Developers no longer need separate xAI API keys when routing through the Gateway. The integration runs on AI SDK 7, Vercel's latest developer toolkit, meaning teams can access the full Grok voice stack alongside existing text, image, and video models through a single endpoint. This consolidation reduces operational complexity and accelerates time-to-market for voice-enabled applications.
How to Get Started Building Voice Applications with Grok
- Access the Gateway: Developers already using Vercel's AI Gateway can immediately access Grok voice models without additional onboarding or credential management, streamlining the setup process.
- Leverage Realtime Streaming: Use the xai/grok-voice-think-fast-1.0 model with bidirectional WebSocket connections to build conversational voice assistants and real-time voice interaction features.
- Implement Budget Controls: Set spending limits at the gateway layer to prevent cost overruns in production applications, particularly important for high-traffic voice workloads that consume credits quickly.
- Combine Multimodal Capabilities: Integrate voice APIs with Grok's existing text, image, and video models to create richer, more capable applications without managing multiple API endpoints.

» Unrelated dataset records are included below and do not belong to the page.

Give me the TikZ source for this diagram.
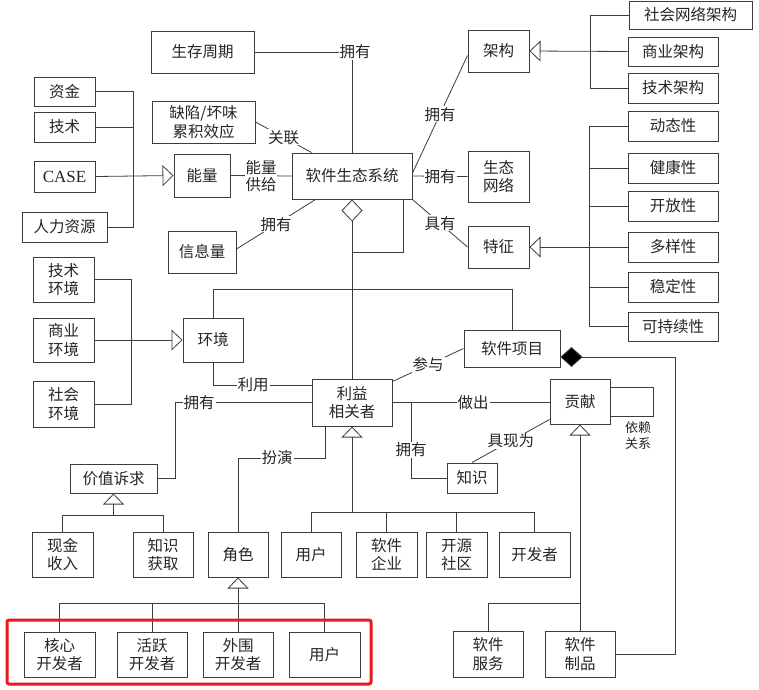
\documentclass[tikz,border=0pt]{standalone}
\usepackage{fontspec}
\setmainfont{Liberation Serif}
\newfontfamily\cjk{Noto Sans CJK SC}
\usetikzlibrary{arrows.meta,calc}
\definecolor{hl}{RGB}{236,24,30}
\definecolor{inkc}{RGB}{60,60,60}

\begin{document}
\begin{tikzpicture}[x=1pt,y=-1pt,
  box/.style={draw=inkc, line width=1pt, fill=white, inner sep=0pt, align=center,
    text=black!85, font=\cjk\fontsize{15.5}{18.5}\selectfont},
  sz/.style 2 args={minimum width=#1pt, minimum height=#2pt},
  lbl/.style={fill=white, inner sep=1pt, text=black!85, align=center,
    font=\cjk\fontsize{15.5}{17}\selectfont},
  wire/.style={draw=inkc, line width=0.8pt},
  inh/.style={wire, -{Triangle[open,length=11pt,width=21pt]}},
  agg/.style={wire, -{Diamond[open,length=22pt,width=21pt]}},
  comp/.style={wire, -{Diamond[length=22pt,width=20pt,fill=black]}},
]
\fill[white] (0,0) rectangle (759,689);
\useasboundingbox (0,0) rectangle (759,689);

% ---- boxes, top area
\node[box,sz={103}{42}] (life) at (202.5,52) {生存周期};
\node[box,sz={61}{29}] (fund) at (64.5,91.5) {资金};
\node[box,sz={61}{30}] (tech) at (64.5,127) {技术};
\node[box,sz={61}{31},font=\rmfamily\fontsize{17}{20}\selectfont] (case) at (64.5,176.5) {CASE};
\node[box,sz={85}{30}] (hr) at (64.5,227) {人力资源};
\node[box,sz={56}{43}] (energy) at (202,175.5) {能量};
\node[box,sz={103}{42}] (defect) at (203.5,122) {缺陷/坏味\\累积效应};
\node[box,sz={120}{46}] (sys) at (352,176) {软件生态系统};
\node[box,sz={68}{42}] (info) at (202,252) {信息量};
\node[box,sz={61}{42}] (arch) at (498.5,51) {架构};
\node[box,sz={61}{51}] (net) at (498.5,176.5) {生态\\网络};
\node[box,sz={61}{42}] (feat) at (498.5,247) {特征};

% ---- architecture kinds
\node[box,sz={123}{28}] (asoc) at (690.5,15) {社会网络架构};
\node[box,sz={90}{29}] (abiz) at (673,51.5) {商业架构};
\node[box,sz={90}{30}] (atec) at (673,88) {技术架构};

% ---- characteristics
\node[box,sz={90}{30}] (fdyn) at (673,126) {动态性};
\node[box,sz={90}{30}] (fhea) at (673,168) {健康性};
\node[box,sz={90}{30}] (fopen) at (673,206) {开放性};
\node[box,sz={90}{30}] (fdiv) at (673,247) {多样性};
\node[box,sz={90}{30}] (fsta) at (673,287) {稳定性};
\node[box,sz={90}{29}] (fsus) at (673,326.5) {可持续性};

% ---- environment
\node[box,sz={61}{45}] (etec) at (63.5,279.5) {技术\\环境};
\node[box,sz={61}{44}] (ebiz) at (63.5,340) {商业\\环境};
\node[box,sz={61}{46}] (esoc) at (63.5,404) {社会\\环境};
\node[box,sz={60}{44}] (env) at (213,340) {环境};

% ---- middle
\node[box,sz={80}{47}] (stake) at (352,402.5) {利益\\相关者};
\node[box,sz={96}{37}] (proj) at (512,348.5) {软件项目};
\node[box,sz={60}{45}] (contr) at (580,401.5) {贡献};
\node[box,sz={50}{30}] (know) at (472,478) {知识};
\node[box,sz={87}{29}] (value) at (113.5,478.5) {价值诉求};

% ---- row of sub-kinds
\node[box,sz={61}{45}] (cash) at (62.5,554.5) {现金\\收入};
\node[box,sz={60}{45}] (kacq) at (163,554.5) {知识\\获取};
\node[box,sz={60}{45}] (role) at (238,554.5) {角色};
\node[box,sz={60}{45}] (user1) at (311,554.5) {用户};
\node[box,sz={61}{45}] (ent) at (386.5,554.5) {软件\\企业};
\node[box,sz={61}{45}] (osc) at (456.5,554.5) {开源\\社区};
\node[box,sz={71}{45}] (dev) at (534.5,554.5) {开发者};

% ---- roles
\node[box,sz={71}{45}] (core) at (59.5,654.5) {核心\\开发者};
\node[box,sz={70}{45}] (active) at (152,654.5) {活跃\\开发者};
\node[box,sz={70}{45}] (peri) at (238,654.5) {外围\\开发者};
\node[box,sz={71}{45}] (user2) at (324.5,654.5) {用户};

% ---- contributions
\node[box,sz={70}{46}] (svc) at (488,654) {软件\\服务};
\node[box,sz={70}{46}] (prod) at (580,654) {软件\\制品};

% ================= connectors
% life cycle
\coordinate (c1) at (352,52);
\draw[wire] (life.east) -- (c1) -- (sys.north);
\node[lbl] at (355,52) {拥有};

% defects
\draw[wire] (defect.east) -- ($(sys.north west)+(20,0)$) node[lbl,midway] {关联};

% energy supply
\draw[wire] (energy.east) -- (sys.west) node[lbl,midway,inner sep=0.5pt] {能量\\供给};

% information
\draw[wire] ($(info.east)+(0,-3)$) -- ($(sys.south west)+(24,0)$) node[lbl,midway] {拥有};

% architecture / network / features
\draw[wire] ($(sys.east)+(0,-3)$) -- ($(arch.south west)+(0,-17)$) node[lbl,midway] {拥有};
\draw[wire] (sys.east) -- (net.west) node[lbl,midway] {拥有};
\draw[wire] (sys.south east) -- (feat.west) node[lbl,midway] {具有};

% architecture kinds
\draw[wire] (asoc.west) -- ++(-38,0) |- (atec.west);
\draw[inh] (abiz.west) -- (arch.east);

% characteristics
\draw[wire] (fdyn.west) -- ++(-38,0) |- (fsus.west);
\draw[wire] (fhea.west) -- ++(-38,0);
\draw[wire] (fopen.west) -- ++(-38,0);
\draw[wire] (fsta.west) -- ++(-38,0);
\draw[inh] (fdiv.west) -- (feat.east);

% energy sources
\draw[wire] (fund.east) -- ++(38,0) |- (hr.east);
\draw[wire] (tech.east) -- ++(38,0);
\draw[inh] (case.east) -- (energy.west);

% environment kinds
\draw[wire] (etec.east) -- ++(37,0) |- (esoc.east);
\draw[inh] (ebiz.east) -- (env.west);

% environment to project
\draw[wire] (env.north) -- ++(0,-28) -| (proj.north);

% ecosystem aggregation
\draw[agg] (stake.north) -- (sys.south);
\draw[wire] ($(sys.south)+(51,0)$) -- ++(0,53) -- ++(-51,0);

% uses
\coordinate (u1) at (213,385);
\draw[wire] (env.south) -- (u1) -- (u1 -| stake.west);
\node[lbl] at (253,385) {利用};

% value claims
\coordinate (v1) at (175,402.5);
\draw[wire] (stake.west) -- (v1) |- (value.east);
\node[lbl] at (199,402.5) {拥有};

% plays
\coordinate (r1) at (325,458);
\draw[wire] (stake.south -| r1) -- (r1) -| (role.north);
\node[lbl] at (277,458) {扮演};

% participates
\draw[wire] ($(stake.north east)+(0,3)$) -- (proj.west) node[lbl,midway] {参与};

% makes
\draw[wire] (stake.east) -- (stake.east -| contr.west);
\node[lbl] at (473,402.5) {做出};

% owns knowledge
\coordinate (k1) at (411,402.5);
\draw[wire] (k1) |- (know.west);
\node[lbl] at (411,450) {拥有};

% realised as
\draw[wire] (know.north) -- ($(contr.south west)+(0,-5)$) node[lbl,midway] {具现为};

% dependency loop
\draw[wire] ($(contr.north east)+(0,9)$) -- ++(43,0) -- ++(0,29) -- ++(-43,0);
\node[text=black!85, align=center, font=\cjk\fontsize{13}{16}\selectfont] at (638,436) {依赖\\关系};

% contribution kinds
\draw[inh] (prod.north) -- (contr.south);
\draw[wire] (svc.north) |- ($(prod.north)+(0,-27)$);

% composition into project
\draw[comp] (prod.east) -- ++(60,0) |- ($(proj.east)+(0,8.5)$);

% stakeholder kinds
\coordinate (s1) at (352,513);
\draw[inh] (s1) -- (stake.south);
\draw[wire] (user1.north) -- ++(0,-19) -| (dev.north);
\draw[wire] (ent.north) -- ++(0,-19);
\draw[wire] (osc.north) -- ++(0,-19);

% role kinds
\draw[inh] (peri.north) -- (role.south);
\draw[wire] (core.north) -- ++(0,-28) -| (user2.north);
\draw[wire] (active.north) -- ++(0,-28);

% value kinds
\draw[wire] (cash.north) -- ++(0,-16) coordinate (vb) -| (kacq.north);
\draw[inh] (vb -| value.south) -- (value.south);

% highlight frame
\draw[hl, line width=3pt, rounded corners=2pt] (7,620) rectangle (371,684);
\end{tikzpicture}
\end{document}
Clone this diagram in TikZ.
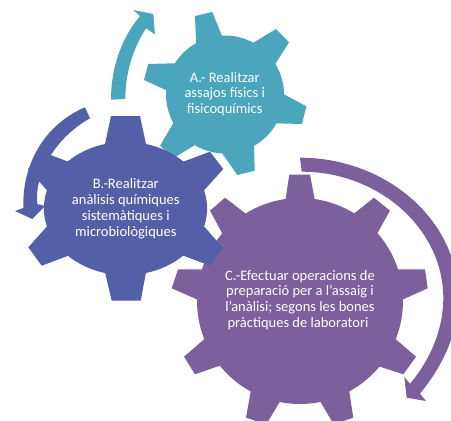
\documentclass[tikz,border=0pt]{standalone}
\usepackage{fontspec}
\setmainfont{Carlito}
\usepackage{tikz}
\usetikzlibrary{calc}

\definecolor{tealgear}{RGB}{75,166,189}
\definecolor{bluegear}{RGB}{83,96,168}
\definecolor{purplegear}{RGB}{123,96,155}

\tikzset{
    geartext/.style={text=white, align=center, font=\fontsize{14.5}{15.8}\selectfont, inner sep=0pt}
}

\newcommand{\geartooth}[5]{\fill[#1] ($#2!-4pt!#3$) -- #3 -- #4 -- ($#5!-4pt!#4$) -- cycle;}

\begin{document}
\begin{tikzpicture}[x=1pt, y=-1pt]
        \useasboundingbox (0, 0) rectangle (451, 421);
        \clip (0, 0) rectangle (451, 421);

        \fill[tealgear] (225, 94.5) ellipse [x radius=59, y radius=59];
        \geartooth{tealgear}{(196, 42)}{(195, 16)}{(212.3, 12)}{(225, 43.3)}
        \geartooth{tealgear}{(254, 42.3)}{(276, 29)}{(289, 42.3)}{(275.7, 63.3)}
        \geartooth{tealgear}{(283.3, 94)}{(306.3, 106.3)}{(302, 124)}{(275.7, 123.3)}
        \geartooth{tealgear}{(254, 144.3)}{(254.7, 170.7)}{(237.3, 175)}{(221.7, 152.7)}
        \geartooth{tealgear}{(195, 145)}{(173.3, 158.3)}{(160, 145.7)}{(173.3, 123.3)}
        \geartooth{tealgear}{(165.7, 90)}{(144, 80)}{(148.3, 64)}{(174, 63.3)}
        \fill[tealgear] (111, 99.7) .. controls (111, 70) and (120, 40) .. (140, 16)
            -- (133.3, 10) -- (153.3, 14) -- (155, 34.3) -- (146, 28.3)
            .. controls (132, 50) and (125.3, 75) .. (125.3, 99) -- cycle;

        \fill[purplegear] (300, 301) ellipse [x radius=103, y radius=103];
        \geartooth{purplegear}{(285.3, 200.7)}{(289.3, 174.7)}{(310, 174.7)}{(315, 200.7)}
        \geartooth{purplegear}{(354.3, 213.3)}{(374, 197.7)}{(390, 210.7)}{(377.3, 233.3)}
        \geartooth{purplegear}{(397.7, 269.3)}{(425, 269.3)}{(427.7, 288.3)}{(403.3, 299.3)}
        \geartooth{purplegear}{(396.7, 340)}{(416, 356.7)}{(403.3, 374.3)}{(380, 366.7)}
        \fill[purplegear] (348.7, 387.7) -- (353.3, 417.7) -- (343, 421) -- (331.7, 421) -- (319, 399.3) -- cycle;
        \fill[purplegear] (281.3, 399.3) -- (268.3, 421) -- (256, 421) -- (246, 417.7) -- (251.4, 387.7) -- cycle;
        \geartooth{purplegear}{(219, 366)}{(195, 374.3)}{(184, 356.7)}{(203.3, 340)}
        \geartooth{purplegear}{(196.7, 299.3)}{(171.7, 288.3)}{(178, 269.3)}{(201.7, 269.3)}
        \geartooth{purplegear}{(222, 233)}{(210, 210.7)}{(225, 197.7)}{(245, 213)}
        \fill[purplegear] (300, 157.7) .. controls (386, 157.7) and (458, 220) .. (458, 296)
            .. controls (458, 335) and (443, 365) .. (420, 393.7)
            -- (426, 401) -- (406.7, 397.7) -- (404.3, 377) -- (410, 383.7)
            .. controls (430, 360) and (443.3, 330) .. (443.3, 298)
            .. controls (443.3, 229) and (379, 171.7) .. (301.7, 171.7) -- cycle;

        \fill[bluegear] (125.5, 208.5) ellipse [x radius=81.6, y radius=66.6];
        \geartooth{bluegear}{(105, 144)}{(111, 116)}{(140, 116)}{(146, 144)}
        \geartooth{bluegear}{(183.3, 161.7)}{(210, 151.7)}{(223.3, 169)}{(204.3, 190)}
        \geartooth{bluegear}{(204.3, 226.7)}{(223.3, 248.3)}{(210, 265.7)}{(183.3, 255.7)}
        \geartooth{bluegear}{(146, 272.3)}{(140.7, 300.7)}{(111.7, 300.7)}{(105, 272.3)}
        \geartooth{bluegear}{(68.3, 255.7)}{(41.7, 265.7)}{(28.3, 247.3)}{(46.7, 226.7)}
        \geartooth{bluegear}{(46.7, 190)}{(28, 169)}{(41.7, 151.7)}{(68.3, 161.7)}
        \fill[bluegear] (85, 107.3) .. controls (48, 123) and (22, 160) .. (23.3, 208)
            -- (15, 211) -- (32.3, 219) -- (45, 206) -- (37.3, 204)
            .. controls (34, 175) and (55, 138) .. (90, 118.3) -- cycle;

        \node[geartext] (textA) at (224.7, 94) {A.- Realitzar\\assajos físics i\\fisicoquímics};
        \node[geartext] (textB) at (125.8, 208.7) {B.-Realitzar\\anàlisis químiques\\sistemàtiques i\\microbiològiques};
        \node[geartext] (textC) at (300, 300) {C.-Efectuar operacions de\\preparació per a l’assaig i\\l’anàlisi; segons les bones\\pràctiques de laboratori\hspace*{4pt}};
    \end{tikzpicture}
\end{document}
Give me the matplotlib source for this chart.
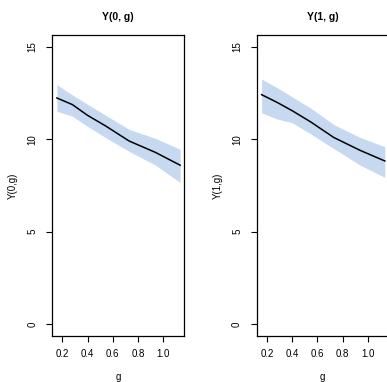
import matplotlib
matplotlib.use("Agg")
import matplotlib.pyplot as plt

plt.rcParams["font.family"] = ["Liberation Sans", "DejaVu Sans"]

# values
g = [0.157, 0.28, 0.40, 0.545, 0.73, 0.94, 1.135]

y0_mean = [12.24, 11.88, 11.30, 10.72, 9.91, 9.29, 8.60]
y0_upper = [12.96, 12.40, 11.90, 11.30, 10.54, 10.05, 9.46]
y0_lower = [11.52, 11.25, 10.70, 10.09, 9.35, 8.60, 7.67]

y1_mean = [12.42, 12.00, 11.55, 10.95, 10.10, 9.40, 8.83]
y1_upper = [13.26, 12.80, 12.30, 11.70, 10.80, 10.10, 9.60]
y1_lower = [11.44, 11.10, 10.90, 10.30, 9.50, 8.60, 7.94]

panels = [
    ("Y(0, g)", "Y(0,g)", y0_mean, y0_lower, y0_upper),
    ("Y(1, g)", "Y(1,g)", y1_mean, y1_lower, y1_upper),
]
xticks = [0.2, 0.4, 0.6, 0.8, 1.0]
yticks = [0, 5, 10, 15]

W, H = 387, 382
fig = plt.figure(figsize=(W / 100, H / 100), dpi=100)

lefts = [52, 256.7]
for left, (title, ylab, mean, lo, hi) in zip(lefts, panels):
    ax = fig.add_axes([left / W, 46 / H, 132 / W, 301 / H])
    ax.fill_between(g, lo, hi, color="#c6d9f0", linewidth=0)
    ax.plot(g, mean, color="black", linewidth=1.1)
    ax.set_xlim(0.118, 1.166)
    ax.set_ylim(-0.65, 15.65)
    ax.set_xticks(xticks)
    ax.set_xticklabels(["0.2", "0.4", "0.6", "0.8", "1.0"])
    ax.set_yticks(yticks)
    ax.set_yticklabels([str(t) for t in yticks], rotation=90, va="center")
    ax.tick_params(direction="out", length=4, width=0.8, labelsize=7,
                   colors="black")
    ax.tick_params(axis="x", pad=5.5)
    ax.tick_params(axis="y", pad=6.5)
    for s in ax.spines.values():
        s.set_linewidth(0.9)
    ax.set_title(title, fontsize=7.5, fontweight="bold", pad=11)
    ax.set_xlabel("g", fontsize=7, labelpad=9)
    ax.set_ylabel(ylab, fontsize=7, labelpad=7)

fig.savefig("out.png", dpi=100)
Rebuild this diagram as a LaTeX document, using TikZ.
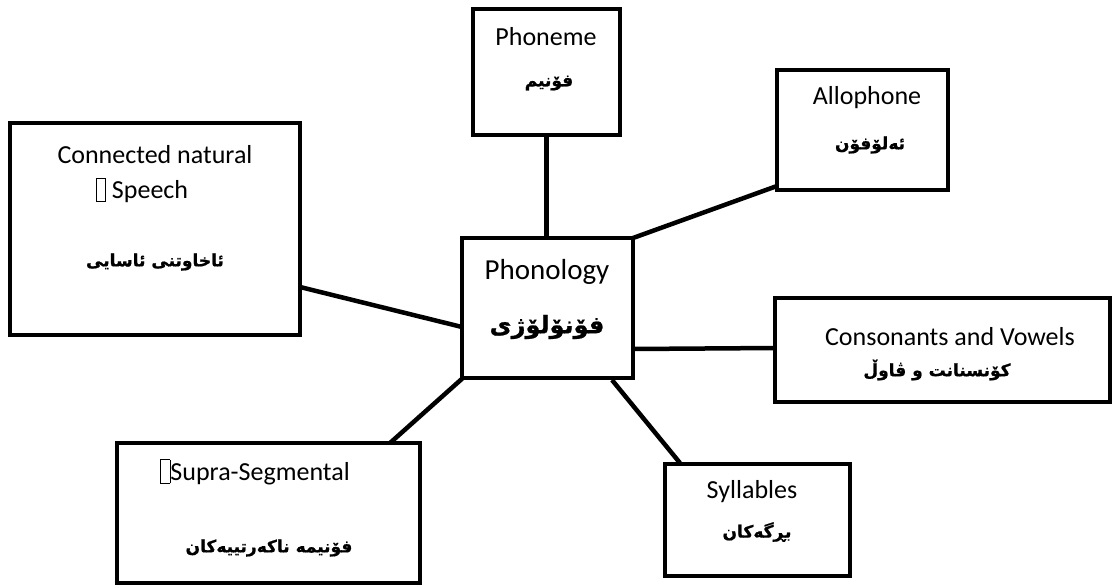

The Broader Context: xAI's Integration Into SpaceX
This announcement arrives in the context of xAI's formal integration into SpaceX, completed in May 2026. The branding now reflects this merger, with the APIs labeled as coming from SpaceXAI rather than xAI alone. This consolidation signals Elon Musk's strategy to unify AI development under the SpaceX umbrella, positioning AI infrastructure as a core competency alongside space launch and satellite operations.
The timing is notable because SpaceX is simultaneously pursuing Starmind, an ambitious constellation of up to one million AI satellites designed to run inference workloads directly in orbit. While Starmind remains in early development with two prototypes scheduled for launch in early 2027, the Vercel integration demonstrates that SpaceXAI is actively expanding Grok's accessibility and capabilities in the near term.
For the broader AI market, this move underscores a shift toward consolidation and integration. Rather than forcing developers to juggle multiple platforms and credentials, vendors are increasingly bundling complementary services into unified gateways. The Vercel AI Gateway itself emerged from alpha in May 2025 and now provides intelligent routing, failover, and analytics across multiple AI models, with Grok's voice stack representing the latest addition to its growing roster.
The practical implication is clear: voice-enabled AI applications are becoming easier to build, cheaper to operate, and more accessible to teams of any size. For developers considering voice features in their products, the barrier to entry just dropped significantly.